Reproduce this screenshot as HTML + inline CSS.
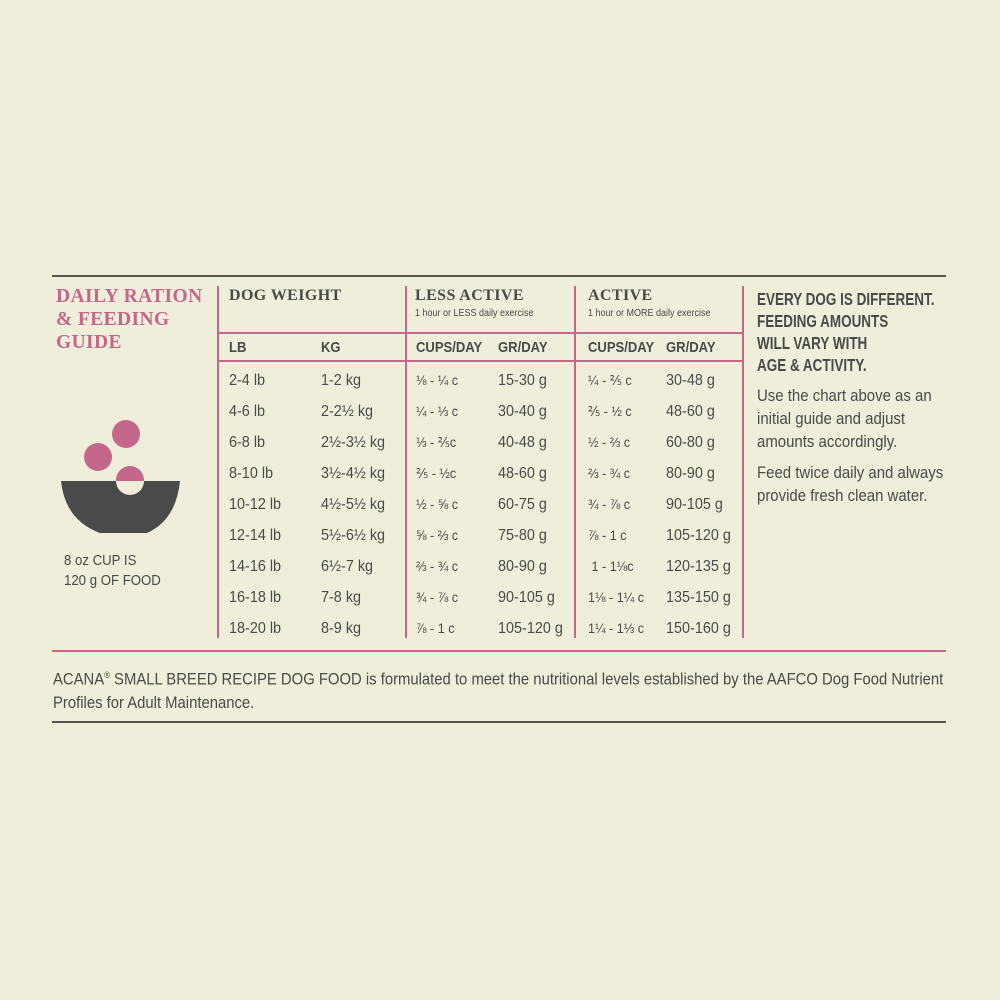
<!DOCTYPE html>
<html><head><meta charset="utf-8"><style>
body{margin:0;width:1000px;height:1000px;background:#efeedb;position:relative;overflow:hidden;font-family:"Liberation Sans",sans-serif;color:#4a4a4a}
div{position:absolute;white-space:nowrap;transform-origin:0 0}
.h{height:2px}
.v{width:2px;background:#c5678a}
.t{font-size:16px;line-height:20px;transform:scaleX(0.9)}
.s{font-family:"Liberation Serif",serif;font-weight:bold;font-size:16px;letter-spacing:0.4px}
.c{font-weight:bold;font-size:15px;transform:scaleX(0.87)}
.sub{font-size:10px;transform:scaleX(0.9)}
</style></head><body>
<div class="h" style="left:52px;top:275px;width:894px;background:#555"></div>
<div class="h" style="left:218px;top:332px;width:525px;background:#c5678a"></div>
<div class="h" style="left:218px;top:360px;width:525px;background:#c5678a"></div>
<div class="h" style="left:52px;top:650px;width:894px;background:#c5678a"></div>
<div class="h" style="left:52px;top:721px;width:894px;background:#555"></div>
<div class="v" style="left:217px;top:286px;height:352px"></div>
<div class="v" style="left:405px;top:286px;height:352px"></div>
<div class="v" style="left:574px;top:286px;height:352px"></div>
<div class="v" style="left:742px;top:286px;height:352px"></div>

<div class="s" style="left:56px;top:285px;color:#c5678a;font-size:19.5px;line-height:23px">DAILY RATION<br>&amp; FEEDING<br>GUIDE</div>
<div class="s" style="left:229px;top:287px">DOG WEIGHT</div>
<div class="s" style="left:415px;top:287px">LESS ACTIVE</div>
<div class="sub" style="left:415px;top:308px">1 hour or LESS daily exercise</div>
<div class="s" style="left:588px;top:287px">ACTIVE</div>
<div class="sub" style="left:588px;top:308px">1 hour or MORE daily exercise</div>
<div class="c" style="left:229px;top:339px">LB</div>
<div class="c" style="left:321px;top:339px">KG</div>
<div class="c" style="left:416px;top:339px">CUPS/DAY</div>
<div class="c" style="left:498px;top:339px">GR/DAY</div>
<div class="c" style="left:588px;top:339px">CUPS/DAY</div>
<div class="c" style="left:666px;top:339px">GR/DAY</div>

<div class="t" style="left:229px;top:365px;line-height:31px">2-4 lb<br>4-6 lb<br>6-8 lb<br>8-10 lb<br>10-12 lb<br>12-14 lb<br>14-16 lb<br>16-18 lb<br>18-20 lb</div>
<div class="t" style="left:321px;top:365px;line-height:31px">1-2 kg<br>2-2½ kg<br>2½-3½ kg<br>3½-4½ kg<br>4½-5½ kg<br>5½-6½ kg<br>6½-7 kg<br>7-8 kg<br>8-9 kg</div>
<div class="t" style="left:416px;top:365px;line-height:31px;font-size:14px">⅛ - ¼ c<br>¼ - ⅓ c<br>⅓ - ⅖c<br>⅖ - ½c<br>½ - ⅝ c<br>⅝ - ⅔ c<br>⅔ - ¾ c<br>¾ - ⅞ c<br>⅞ - 1 c</div>
<div class="t" style="left:498px;top:365px;line-height:31px">15-30 g<br>30-40 g<br>40-48 g<br>48-60 g<br>60-75 g<br>75-80 g<br>80-90 g<br>90-105 g<br>105-120 g</div>
<div class="t" style="left:588px;top:365px;line-height:31px;font-size:14px">¼ - ⅖ c<br>⅖ - ½ c<br>½ - ⅔ c<br>⅔ - ¾ c<br>¾ - ⅞ c<br>⅞ - 1 c<br>&nbsp;1 - 1⅛c<br>1⅛ - 1¼ c<br>1¼ - 1⅓ c</div>
<div class="t" style="left:666px;top:365px;line-height:31px">30-48 g<br>48-60 g<br>60-80 g<br>80-90 g<br>90-105 g<br>105-120 g<br>120-135 g<br>135-150 g<br>150-160 g</div>

<div style="left:757px;top:288px;font-weight:bold;font-size:17.5px;line-height:22px;transform:scaleX(0.77)">EVERY DOG IS DIFFERENT.<br>FEEDING AMOUNTS<br>WILL VARY WITH<br>AGE &amp; ACTIVITY.</div>
<div style="left:757px;top:384px;font-size:17px;line-height:23px;transform:scaleX(0.88)">Use the chart above as an<br>initial guide and adjust<br>amounts accordingly.</div>
<div style="left:757px;top:461px;font-size:17px;line-height:23px;transform:scaleX(0.88)">Feed twice daily and always<br>provide fresh clean water.</div>

<svg style="position:absolute;left:0;top:0" width="220" height="560">
<circle cx="126" cy="434" r="14" fill="#c5678a"/>
<circle cx="98" cy="457" r="14" fill="#c5678a"/>
<circle cx="130" cy="480" r="14" fill="#c5678a"/>
<path d="M61 481 L180 481 Q176 520 147 533 L100 533 Q65 520 61 481 Z" fill="#4a4a4a"/>
<path d="M116 481 A14 14 0 0 0 144 481 Z" fill="#efeedb"/>
</svg>
<div style="left:64px;top:551px;font-size:15px;line-height:20px;transform:scaleX(0.88)">8 oz CUP IS<br>120 g OF FOOD</div>

<div style="left:53px;top:664px;font-size:17px;line-height:23px;transform:scaleX(0.873)">ACANA<sup style="font-size:9px">®</sup> SMALL BREED RECIPE DOG FOOD is formulated to meet the nutritional levels established by the AAFCO Dog Food Nutrient<br>Profiles for Adult Maintenance.</div>
</body></html>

-------------------------

■ Problem to solve: Restate the whole listing above exactly, please, omitting every image.

■ Reply:
Reproduce this screenshot as HTML + inline CSS.
<!DOCTYPE html>
<html><head><meta charset="utf-8"><style>
body{margin:0;width:1000px;height:1000px;background:#efeedb;position:relative;overflow:hidden;font-family:"Liberation Sans",sans-serif;color:#4a4a4a}
div{position:absolute;white-space:nowrap;transform-origin:0 0}
.h{height:2px}
.v{width:2px;background:#c5678a}
.t{font-size:16px;line-height:20px;transform:scaleX(0.9)}
.s{font-family:"Liberation Serif",serif;font-weight:bold;font-size:16px;letter-spacing:0.4px}
.c{font-weight:bold;font-size:15px;transform:scaleX(0.87)}
.sub{font-size:10px;transform:scaleX(0.9)}
</style></head><body>
<div class="h" style="left:52px;top:275px;width:894px;background:#555"></div>
<div class="h" style="left:218px;top:332px;width:525px;background:#c5678a"></div>
<div class="h" style="left:218px;top:360px;width:525px;background:#c5678a"></div>
<div class="h" style="left:52px;top:650px;width:894px;background:#c5678a"></div>
<div class="h" style="left:52px;top:721px;width:894px;background:#555"></div>
<div class="v" style="left:217px;top:286px;height:352px"></div>
<div class="v" style="left:405px;top:286px;height:352px"></div>
<div class="v" style="left:574px;top:286px;height:352px"></div>
<div class="v" style="left:742px;top:286px;height:352px"></div>

<div class="s" style="left:56px;top:285px;color:#c5678a;font-size:19.5px;line-height:23px">DAILY RATION<br>&amp; FEEDING<br>GUIDE</div>
<div class="s" style="left:229px;top:287px">DOG WEIGHT</div>
<div class="s" style="left:415px;top:287px">LESS ACTIVE</div>
<div class="sub" style="left:415px;top:308px">1 hour or LESS daily exercise</div>
<div class="s" style="left:588px;top:287px">ACTIVE</div>
<div class="sub" style="left:588px;top:308px">1 hour or MORE daily exercise</div>
<div class="c" style="left:229px;top:339px">LB</div>
<div class="c" style="left:321px;top:339px">KG</div>
<div class="c" style="left:416px;top:339px">CUPS/DAY</div>
<div class="c" style="left:498px;top:339px">GR/DAY</div>
<div class="c" style="left:588px;top:339px">CUPS/DAY</div>
<div class="c" style="left:666px;top:339px">GR/DAY</div>

<div class="t" style="left:229px;top:365px;line-height:31px">2-4 lb<br>4-6 lb<br>6-8 lb<br>8-10 lb<br>10-12 lb<br>12-14 lb<br>14-16 lb<br>16-18 lb<br>18-20 lb</div>
<div class="t" style="left:321px;top:365px;line-height:31px">1-2 kg<br>2-2½ kg<br>2½-3½ kg<br>3½-4½ kg<br>4½-5½ kg<br>5½-6½ kg<br>6½-7 kg<br>7-8 kg<br>8-9 kg</div>
<div class="t" style="left:416px;top:365px;line-height:31px;font-size:14px">⅛ - ¼ c<br>¼ - ⅓ c<br>⅓ - ⅖c<br>⅖ - ½c<br>½ - ⅝ c<br>⅝ - ⅔ c<br>⅔ - ¾ c<br>¾ - ⅞ c<br>⅞ - 1 c</div>
<div class="t" style="left:498px;top:365px;line-height:31px">15-30 g<br>30-40 g<br>40-48 g<br>48-60 g<br>60-75 g<br>75-80 g<br>80-90 g<br>90-105 g<br>105-120 g</div>
<div class="t" style="left:588px;top:365px;line-height:31px;font-size:14px">¼ - ⅖ c<br>⅖ - ½ c<br>½ - ⅔ c<br>⅔ - ¾ c<br>¾ - ⅞ c<br>⅞ - 1 c<br>&nbsp;1 - 1⅛c<br>1⅛ - 1¼ c<br>1¼ - 1⅓ c</div>
<div class="t" style="left:666px;top:365px;line-height:31px">30-48 g<br>48-60 g<br>60-80 g<br>80-90 g<br>90-105 g<br>105-120 g<br>120-135 g<br>135-150 g<br>150-160 g</div>

<div style="left:757px;top:288px;font-weight:bold;font-size:17.5px;line-height:22px;transform:scaleX(0.77)">EVERY DOG IS DIFFERENT.<br>FEEDING AMOUNTS<br>WILL VARY WITH<br>AGE &amp; ACTIVITY.</div>
<div style="left:757px;top:384px;font-size:17px;line-height:23px;transform:scaleX(0.88)">Use the chart above as an<br>initial guide and adjust<br>amounts accordingly.</div>
<div style="left:757px;top:461px;font-size:17px;line-height:23px;transform:scaleX(0.88)">Feed twice daily and always<br>provide fresh clean water.</div>

<svg style="position:absolute;left:0;top:0" width="220" height="560">
<circle cx="126" cy="434" r="14" fill="#c5678a"/>
<circle cx="98" cy="457" r="14" fill="#c5678a"/>
<circle cx="130" cy="480" r="14" fill="#c5678a"/>
<path d="M61 481 L180 481 Q176 520 147 533 L100 533 Q65 520 61 481 Z" fill="#4a4a4a"/>
<path d="M116 481 A14 14 0 0 0 144 481 Z" fill="#efeedb"/>
</svg>
<div style="left:64px;top:551px;font-size:15px;line-height:20px;transform:scaleX(0.88)">8 oz CUP IS<br>120 g OF FOOD</div>

<div style="left:53px;top:664px;font-size:17px;line-height:23px;transform:scaleX(0.873)">ACANA<sup style="font-size:9px">®</sup> SMALL BREED RECIPE DOG FOOD is formulated to meet the nutritional levels established by the AAFCO Dog Food Nutrient<br>Profiles for Adult Maintenance.</div>
</body></html>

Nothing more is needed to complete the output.